The following image shows how two systems can be composed leveraging their API frontends and events to integrate between them.
With each team addressing the APIs to their system in this way, we can start to build up a composable platform of RESTful APIs and Event Streams that a good set of architecture principles:
- No Single point of failure. Queues and/or topics are localized to a bounded context instead of using a global messaging bus. This also allows for a scalable architecture using z-scaling without having to replicate our entire system.
- Isolate faults. By separating private details into your local system boundary, any faults are localized to the bounded context, limiting the blast radius for failure.
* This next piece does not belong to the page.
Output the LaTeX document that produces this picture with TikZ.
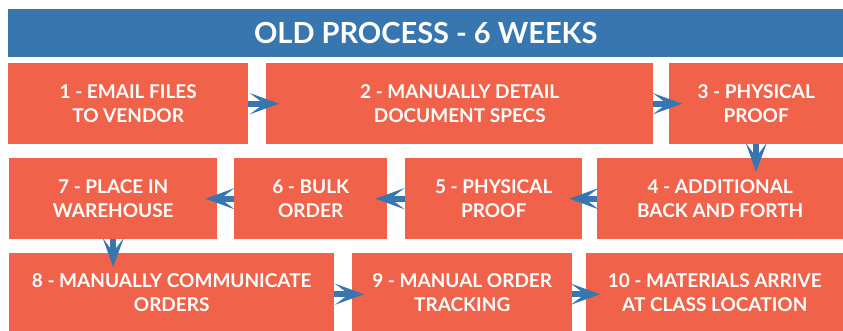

- Asynchronous design. This design supports an asynchronous and event-driven design.
- Stateless. API Frontends (also called Backends for Frontends or BFFs) are naturally stateless and scalable using. Backends for Frontends can be combined with scalable, stateless workers in Competing Consumer or Queue-Based load leveling pattern.
- Scale out, not up. BFFs and queue-based load levelling are naturally scalable. Splitting RPC traffic out of a global NATS allows our organization to scale out more effectively than relying on scaling up usage of NATS indefinitely.
- Think external first. BFFs at each edge of a Bounded Context support third-party APIs. APIs you expose to others are designed intentionally and support open standards.’